Dataset excerpt:
Start

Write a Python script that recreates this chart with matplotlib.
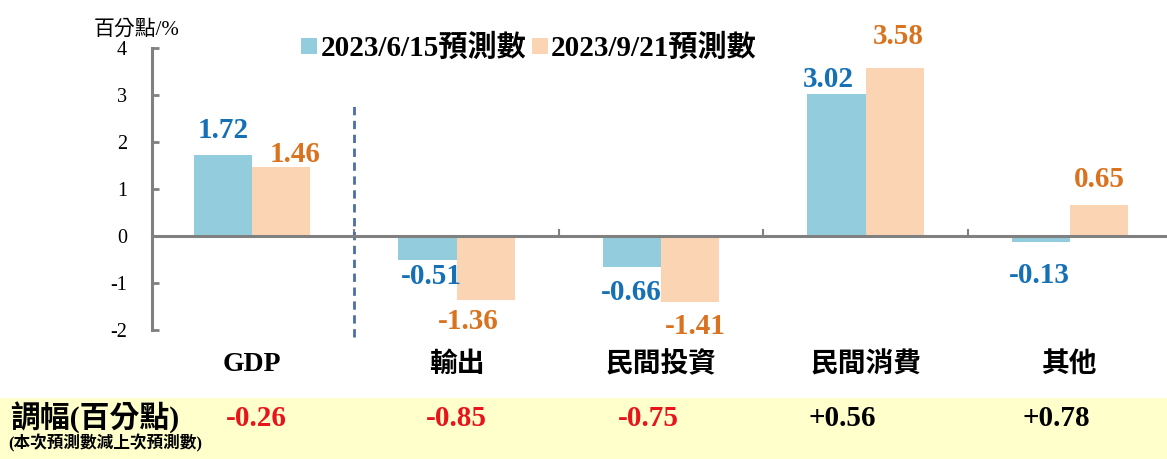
import matplotlib
matplotlib.use("Agg")
import matplotlib.pyplot as plt
import matplotlib.transforms as mtransforms
from matplotlib.patches import Patch, Rectangle
import numpy as np

# data
categories = ["GDP", "輸出", "民間投資", "民間消費", "其他"]
forecast_jun = [1.72, -0.51, -0.66, 3.02, -0.13]   # 2023/6/15預測數
forecast_sep = [1.46, -1.36, -1.41, 3.58, 0.65]    # 2023/9/21預測數
adjust = ["-0.26", "-0.85", "-0.75", "+0.56", "+0.78"]
series_names = ["2023/6/15預測數", "2023/9/21預測數"]

# label nudges in pixels (labels in the original are hand placed)
jun_dx = [0, 4, -1, -8, -2]
jun_dy = [17, 3, 12, 7, 20]
sep_dx = [14, -17, 5, 4, 0]
sep_dy = [5, 8, 11, 24, 18]
adj_dx = [4, 0, -13, -23, -14]

FONT = ["Liberation Serif", "Noto Sans CJK TC", "DejaVu Sans"]
plt.rcParams["font.family"] = FONT
plt.rcParams["axes.unicode_minus"] = False

blue_bar = "#93CDDD"
orange_bar = "#FBD4B4"
blue_txt = "#1570B5"
orange_txt = "#D9731F"
grey = "#808080"

fig = plt.figure(figsize=(11.67, 4.59), dpi=100)
ax = fig.add_axes([152 / 1167, 1 - 330 / 459, 1 - 152 / 1167, (330 - 47.9) / 459])

# yellow strip for the adjustment row
fig.patches.append(Rectangle((0, 0), 1, 61 / 459, transform=fig.transFigure,
                             facecolor="#FFFFCC", edgecolor="none", zorder=-5))

x = np.arange(len(categories))
w = 0.285
ax.bar(x - w / 2, forecast_jun, w, color=blue_bar, zorder=2)
ax.bar(x + w / 2, forecast_sep, w, color=orange_bar, zorder=2)

ax.set_xlim(-0.489, 4.474)
ax.set_ylim(-2, 4)

for s in ["top", "right"]:
    ax.spines[s].set_visible(False)
ax.spines["bottom"].set_position(("data", 0))
for s in ["left", "bottom"]:
    ax.spines[s].set_color(grey)
    ax.spines[s].set_linewidth(2.2)
    ax.spines[s].set_zorder(3)

ax.set_yticks(range(-2, 5))
ax.tick_params(axis="y", direction="in", length=5, width=2, color=grey,
               labelsize=14.5, pad=18)
ax.set_xticks(x[:-1] + 0.5)
ax.tick_params(axis="x", direction="in", length=5, width=1.5, color=grey,
               labelbottom=False)

# value labels
for i in range(len(categories)):
    v = forecast_jun[i]
    ax.annotate(f"{v:.2f}", (x[i] - w / 2, v), xytext=(jun_dx[i], jun_dy[i] if v > 0 else -jun_dy[i]),
                textcoords="offset pixels", ha="center", va="baseline" if v > 0 else "top",
                fontsize=21, fontweight="bold", color=blue_txt, zorder=4)
    v = forecast_sep[i]
    ax.annotate(f"{v:.2f}", (x[i] + w / 2, v), xytext=(sep_dx[i], sep_dy[i] if v > 0 else -sep_dy[i]),
                textcoords="offset pixels", ha="center", va="baseline" if v > 0 else "top",
                fontsize=21, fontweight="bold", color=orange_txt, zorder=4)

# dashed divider between GDP and components
ax.plot([0.5, 0.5], [-2.15, 2.8], color="#4A6FA5", lw=2, ls=(0, (3, 2)),
        clip_on=False, zorder=3)

# category names
for i, c in enumerate(categories):
    ax.text(x[i], -0.124, c, transform=ax.get_xaxis_transform(), ha="center",
            va="center", fontsize=20, fontweight="bold")

# adjustment row
trans = mtransforms.blended_transform_factory(ax.transData, fig.transFigure)
for i, a in enumerate(adjust):
    col = "#E8141C" if a.startswith("-") else "black"
    ax.text(x[i] + adj_dx[i] / 204.5, 1 - 418 / 459, a, transform=trans, ha="center",
            va="center", fontsize=21, fontweight="bold", color=col, zorder=5)
fig.text(10 / 1167, 1 - 418 / 459, "調幅(百分點)", ha="left", va="center",
         fontsize=21.5, fontweight="bold")
fig.text(8 / 1167, 1 - 443 / 459, "(本次預測數減上次預測數)", ha="left", va="center",
         fontsize=12, fontweight="bold")

# unit label
fig.text(94 / 1167, 1 - 30 / 459, "百分點/%", ha="left", va="center", fontsize=15)

handles = [Patch(facecolor=blue_bar), Patch(facecolor=orange_bar)]
fig.legend(handles, series_names, loc="center", bbox_to_anchor=(529 / 1167, 1 - 48 / 459),
           ncol=2, frameon=False, prop={"size": 21, "weight": "bold", "family": FONT},
           handlelength=0.55, handleheight=0.5, handletextpad=0.1, columnspacing=0.2,
           borderpad=0, borderaxespad=0)

fig.savefig("out.png", dpi=100)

End

The exercise:
Copy each line in full and exactly, omitting any picture.

Solution for this exercise:
Write a Python script that recreates this chart with matplotlib.
import matplotlib
matplotlib.use("Agg")
import matplotlib.pyplot as plt
import matplotlib.transforms as mtransforms
from matplotlib.patches import Patch, Rectangle
import numpy as np

# data
categories = ["GDP", "輸出", "民間投資", "民間消費", "其他"]
forecast_jun = [1.72, -0.51, -0.66, 3.02, -0.13]   # 2023/6/15預測數
forecast_sep = [1.46, -1.36, -1.41, 3.58, 0.65]    # 2023/9/21預測數
adjust = ["-0.26", "-0.85", "-0.75", "+0.56", "+0.78"]
series_names = ["2023/6/15預測數", "2023/9/21預測數"]

# label nudges in pixels (labels in the original are hand placed)
jun_dx = [0, 4, -1, -8, -2]
jun_dy = [17, 3, 12, 7, 20]
sep_dx = [14, -17, 5, 4, 0]
sep_dy = [5, 8, 11, 24, 18]
adj_dx = [4, 0, -13, -23, -14]

FONT = ["Liberation Serif", "Noto Sans CJK TC", "DejaVu Sans"]
plt.rcParams["font.family"] = FONT
plt.rcParams["axes.unicode_minus"] = False

blue_bar = "#93CDDD"
orange_bar = "#FBD4B4"
blue_txt = "#1570B5"
orange_txt = "#D9731F"
grey = "#808080"

fig = plt.figure(figsize=(11.67, 4.59), dpi=100)
ax = fig.add_axes([152 / 1167, 1 - 330 / 459, 1 - 152 / 1167, (330 - 47.9) / 459])

# yellow strip for the adjustment row
fig.patches.append(Rectangle((0, 0), 1, 61 / 459, transform=fig.transFigure,
                             facecolor="#FFFFCC", edgecolor="none", zorder=-5))

x = np.arange(len(categories))
w = 0.285
ax.bar(x - w / 2, forecast_jun, w, color=blue_bar, zorder=2)
ax.bar(x + w / 2, forecast_sep, w, color=orange_bar, zorder=2)

ax.set_xlim(-0.489, 4.474)
ax.set_ylim(-2, 4)

for s in ["top", "right"]:
    ax.spines[s].set_visible(False)
ax.spines["bottom"].set_position(("data", 0))
for s in ["left", "bottom"]:
    ax.spines[s].set_color(grey)
    ax.spines[s].set_linewidth(2.2)
    ax.spines[s].set_zorder(3)

ax.set_yticks(range(-2, 5))
ax.tick_params(axis="y", direction="in", length=5, width=2, color=grey,
               labelsize=14.5, pad=18)
ax.set_xticks(x[:-1] + 0.5)
ax.tick_params(axis="x", direction="in", length=5, width=1.5, color=grey,
               labelbottom=False)

# value labels
for i in range(len(categories)):
    v = forecast_jun[i]
    ax.annotate(f"{v:.2f}", (x[i] - w / 2, v), xytext=(jun_dx[i], jun_dy[i] if v > 0 else -jun_dy[i]),
                textcoords="offset pixels", ha="center", va="baseline" if v > 0 else "top",
                fontsize=21, fontweight="bold", color=blue_txt, zorder=4)
    v = forecast_sep[i]
    ax.annotate(f"{v:.2f}", (x[i] + w / 2, v), xytext=(sep_dx[i], sep_dy[i] if v > 0 else -sep_dy[i]),
                textcoords="offset pixels", ha="center", va="baseline" if v > 0 else "top",
                fontsize=21, fontweight="bold", color=orange_txt, zorder=4)

# dashed divider between GDP and components
ax.plot([0.5, 0.5], [-2.15, 2.8], color="#4A6FA5", lw=2, ls=(0, (3, 2)),
        clip_on=False, zorder=3)

# category names
for i, c in enumerate(categories):
    ax.text(x[i], -0.124, c, transform=ax.get_xaxis_transform(), ha="center",
            va="center", fontsize=20, fontweight="bold")

# adjustment row
trans = mtransforms.blended_transform_factory(ax.transData, fig.transFigure)
for i, a in enumerate(adjust):
    col = "#E8141C" if a.startswith("-") else "black"
    ax.text(x[i] + adj_dx[i] / 204.5, 1 - 418 / 459, a, transform=trans, ha="center",
            va="center", fontsize=21, fontweight="bold", color=col, zorder=5)
fig.text(10 / 1167, 1 - 418 / 459, "調幅(百分點)", ha="left", va="center",
         fontsize=21.5, fontweight="bold")
fig.text(8 / 1167, 1 - 443 / 459, "(本次預測數減上次預測數)", ha="left", va="center",
         fontsize=12, fontweight="bold")

# unit label
fig.text(94 / 1167, 1 - 30 / 459, "百分點/%", ha="left", va="center", fontsize=15)

handles = [Patch(facecolor=blue_bar), Patch(facecolor=orange_bar)]
fig.legend(handles, series_names, loc="center", bbox_to_anchor=(529 / 1167, 1 - 48 / 459),
           ncol=2, frameon=False, prop={"size": 21, "weight": "bold", "family": FONT},
           handlelength=0.55, handleheight=0.5, handletextpad=0.1, columnspacing=0.2,
           borderpad=0, borderaxespad=0)

fig.savefig("out.png", dpi=100)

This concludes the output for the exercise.